We think it perfectly clear that the families take in equal proportions.
It is reasonable to suppose that the same intention was preserved with regard to the families of Cyrus and John T. Griffin, and the words must receive the same construction if not controlled by those with which they are connected. Had the devise been to the families of Cyrus and John T. Griffin, the natural and obvious construction would have been that the families took equally. We are, then to inquire what is the effect of the additional words "children in equal proportion." Cyrus Griffin and John T. Griffin were both dead, Cyrus leaving four and John T. Griffin two children, who were living at
the death of the testator, and were the objects of this devise. Had he intended them to take equally, the natural mode of expressing that intention would have been to devise the property to the children of Cyrus and John T. Griffin. They would then have taken individually, and not by families; but the testator directs them to take by families. Why, then, are the words, "children in equal proportion" added? The testator had in the preceding sentence devised a part of the same property to three families, and had directed that the children of each should take unequally. Proceeding immediately to the two families of the Griffins, it was natural, though not necessary, to express his wish that the children should take equally. But neither in this nor in the preceding devise does he mingle the children of the different families in one mass. He speaks of them severally by families. We are therefore of opinion that the children of Cyrus and John T. Griffin take by families and that the property devised to them is to be divided into two equal parts, one moiety to be assigned to each family.

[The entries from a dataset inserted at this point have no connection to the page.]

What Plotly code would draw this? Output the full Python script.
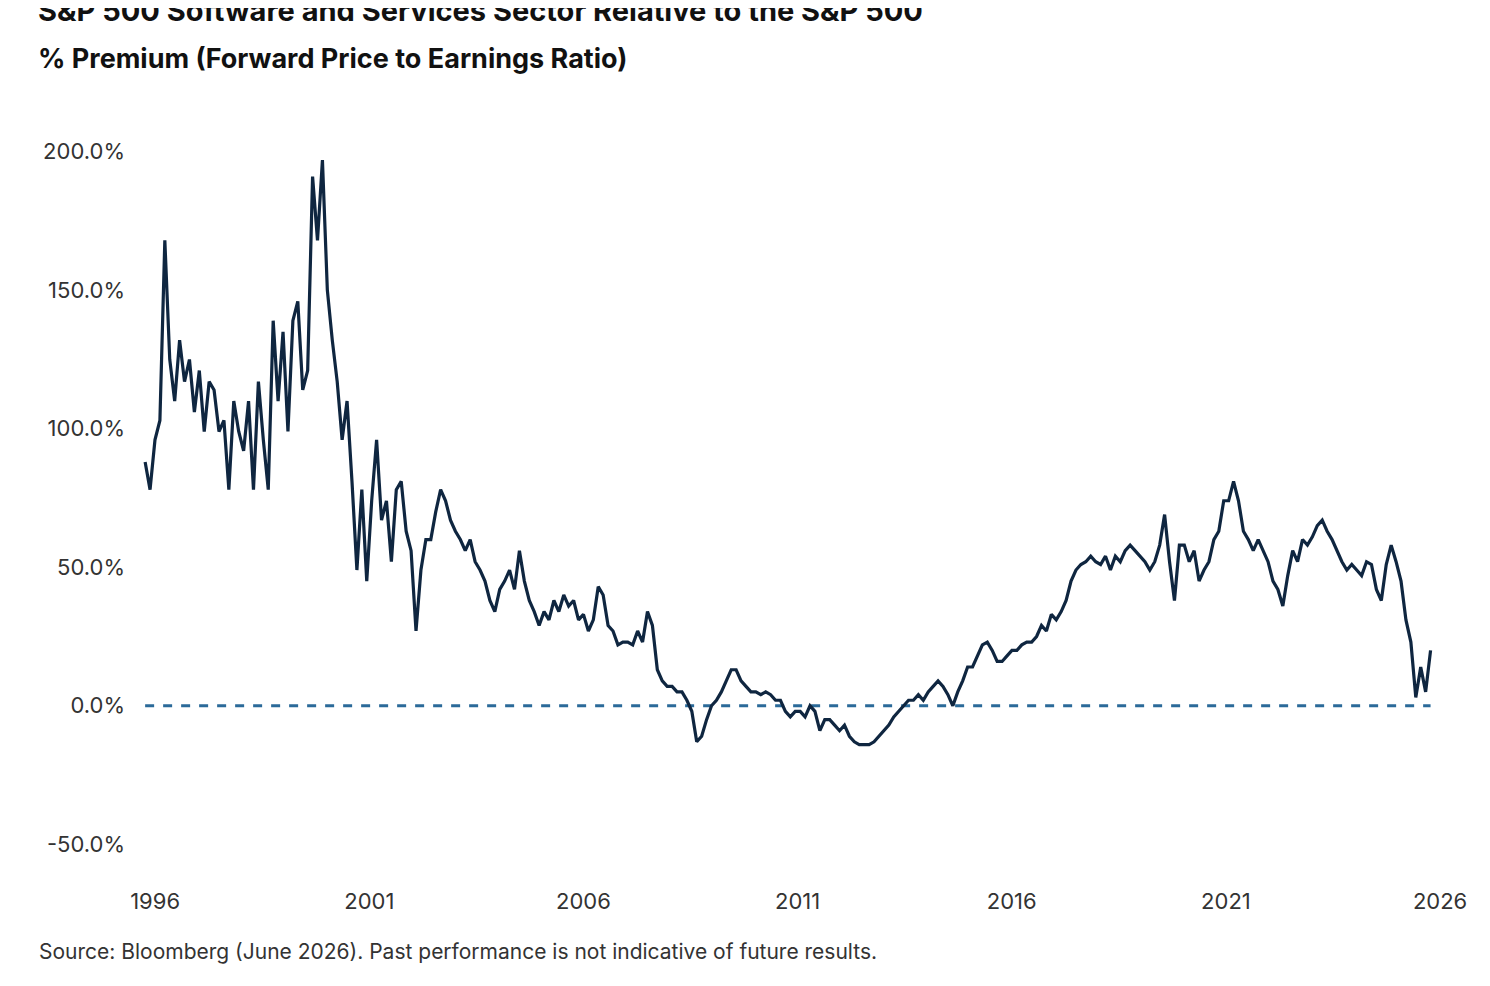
import pandas as pd
import plotly.graph_objects as go

start_date = "1995-10-08"
step = "42D"
premium = [88,78,96,103,168,125,110,132,117,125,106,121,99,117,114,99,103,78,110,99,92,110,78,117,96,78,139,110,135,99,139,146,114,121,191,168,197,150,132,117,96,110,81,49,78,45,74,96,67,74,52,78,81,63,56,27,49,60,60,70,78,74,67,63,60,56,60,52,49,45,38,34,42,45,49,42,56,45,38,34,29,34,31,38,34,40,36,38,31,33,27,31,43,40,29,27,22,23,23,22,27,23,34,29,13,9,7,7,5,5,2,-2,-13,-11,-5,0,2,5,9,13,13,9,7,5,5,4,5,4,2,2,-2,-4,-2,-2,-4,0,-2,-9,-5,-5,-7,-9,-7,-11,-13,-14,-14,-14,-13,-11,-9,-7,-4,-2,0,2,2,4,2,5,7,9,7,4,0,5,9,14,14,18,22,23,20,16,16,18,20,20,22,23,23,25,29,27,33,31,34,38,45,49,51,52,54,52,51,54,49,54,52,56,58,56,54,52,49,52,58,69,52,38,58,58,52,56,45,49,52,60,63,74,74,81,74,63,60,56,60,56,52,45,42,36,47,56,52,60,58,61,65,67,63,60,56,52,49,51,49,47,52,51,42,38,51,58,52,45,31,23,3,14,5,20]
dates = pd.date_range(start_date, periods=len(premium), freq=step)
tick_years = ["1996","2001","2006","2011","2016","2021","2026"]

fig = go.Figure()
fig.add_trace(go.Scatter(x=[dates[0], dates[-1]], y=[0, 0], mode="lines",
                         line=dict(color="#2b6a99", width=3, dash="dash"), hoverinfo="skip"))
fig.add_trace(go.Scatter(x=dates, y=premium, mode="lines",
                         line=dict(color="#0f2640", width=3.2)))
fig.update_layout(
    width=1490, height=986, showlegend=False,
    paper_bgcolor="white", plot_bgcolor="white",
    margin=dict(l=122, r=38, t=116, b=122),
    font=dict(family="Inter", color="#333"),
    xaxis=dict(range=["1995-06-01", "2026-06-20"], showgrid=False, zeroline=False,
               tickvals=[f"{y}-01-01" for y in tick_years], ticktext=tick_years,
               tickfont=dict(size=22), ticks="", ticklabelstandoff=14),
    yaxis=dict(range=[-60, 210], showgrid=False, zeroline=False,
               tickvals=[-50, 0, 50, 100, 150, 200],
               ticktext=["-50.0%", "0.0%", "50.0%", "100.0%", "150.0%", "200.0%"],
               tickfont=dict(size=22), ticks="", ticklabelstandoff=4),
    annotations=[
        dict(text="<b>S&P 500 Software and Services Sector Relative to the S&P 500</b>",
             xref="paper", yref="paper", x=-0.071, y=1.152, xanchor="left", yanchor="middle",
             showarrow=False, font=dict(size=29, color="#111")),
        dict(text="<b>% Premium (Forward Price to Earnings Ratio)</b>",
             xref="paper", yref="paper", x=-0.071, y=1.088, xanchor="left", yanchor="middle",
             showarrow=False, font=dict(size=27, color="#111")),
        dict(text="Source: Bloomberg (June 2026). Past performance is not indicative of future results.",
             xref="paper", yref="paper", x=-0.07, y=-0.087, xanchor="left", yanchor="top",
             showarrow=False, font=dict(size=21, color="#333"))],
)
fig.write_html("out.html")
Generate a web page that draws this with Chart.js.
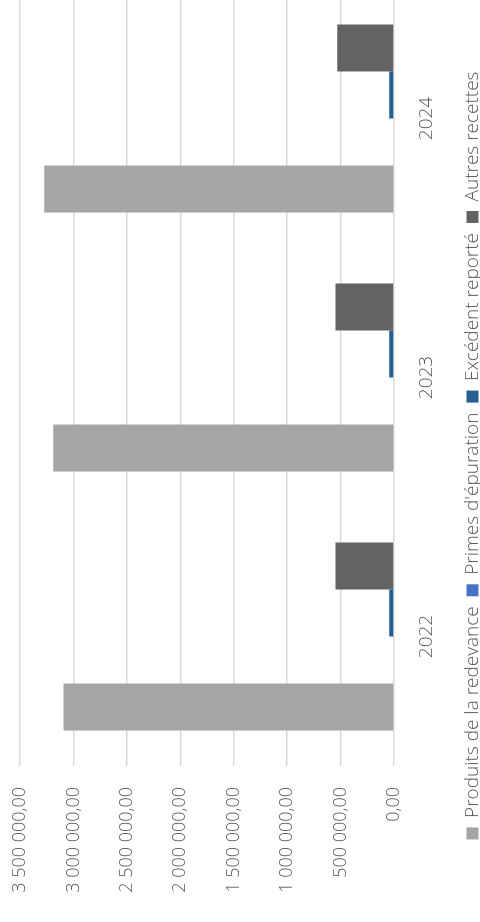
<!DOCTYPE html>
<html>
<head>
<meta charset="utf-8">
<script src="https://cdn.jsdelivr.net/npm/chart.js@4/dist/chart.umd.min.js"></script>
<style>
  html, body { margin: 0; padding: 0; background: #fff; overflow: hidden; width: 480px; height: 922px; }
  /* the chart is drawn upright then turned a quarter turn, like the picture */
  #wrap {
    position: absolute; left: 0; top: 922px;
    width: 940px; height: 500px;
    transform-origin: 0 0; transform: rotate(-90deg);
  }
</style>
</head>
<body>
<div id="wrap"><canvas id="chart" width="940" height="500"></canvas></div>
<script>
const years = ['2022', '2023', '2024'];
const produitsRedevance = [3094000, 3188000, 3272000];
const primesEpuration = [0, 0, 0];
const excedentReporte = [45000, 45000, 44000];
const autresRecettes = [547000, 547000, 531000];
const yTicks = [0, 500000, 1000000, 1500000, 2000000, 2500000, 3000000, 3500000];
const yTickLabels = ['0,00', '500 000,00', '1 000 000,00', '1 500 000,00', '2 000 000,00', '2 500 000,00', '3 000 000,00', '3 500 000,00'];

Chart.defaults.font.family = "'Open Sans', sans-serif";
Chart.defaults.font.weight = 300;
Chart.defaults.font.size = 19;
Chart.defaults.color = '#595959';

const chartData = {
  labels: years,
  datasets: [
    { label: 'Produits de la redevance', data: produitsRedevance, backgroundColor: '#a5a5a5' },
    { label: "Primes d'épuration", data: primesEpuration, backgroundColor: '#4472c4' },
    { label: 'Excédent reporté', data: excedentReporte, backgroundColor: '#255e91' },
    { label: 'Autres recettes', data: autresRecettes, backgroundColor: '#636363' },
  ],
};

new Chart(document.getElementById('chart'), {
  type: 'bar',
  data: chartData,
  options: {
    responsive: false,
    animation: false,
    devicePixelRatio: 1,
    datasets: { bar: { barPercentage: 1, categoryPercentage: 0.726 } },
    layout: { padding: { top: 20, right: 7, bottom: 8, left: 0 } },
    plugins: {
      tooltip: { enabled: false },
      legend: {
        position: 'bottom',
        labels: { boxWidth: 12, boxHeight: 12, padding: 10 },
      },
    },
    scales: {
      x: {
        grid: { display: false },
        border: { display: false },
        ticks: { padding: 13 },
        afterFit: scale => { scale.height = 59; },
      },
      y: {
        min: 0,
        max: 3500000,
        grid: { color: '#d9d9d9', lineWidth: 1.5, drawTicks: false },
        border: { display: false },
        ticks: {
          stepSize: 500000,
          padding: 21,
          font: { size: 18 },
          callback: (v) => yTickLabels[yTicks.indexOf(v)],
        },
        afterFit: scale => {
          scale.width = 156;
          scale.paddingTop = 0;
          scale.paddingBottom = 0;
        },
      },
    },
  },
});
</script>
</body>
</html>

DECREE. This cause came on to be heard on the transcript of the record from the Circuit Court for the District of Kentucky, on consideration whereof this Court is of opinion that the children of Cyrus and John T. Griffin took the property devised to them in the will of Francis Peart, deceased, by families. This Court is therefore of opinion that the decree of the
circuit court is erroneous insomuch as it directs the said property to be divided among the said children per capita, and not per stirpes, and ought to be REVERSED, and this Court doth so far REVERSE the same, and in all things else it is AFFIRMED. And the cause is remanded to the said circuit court that further proceedings may be had therein according to law.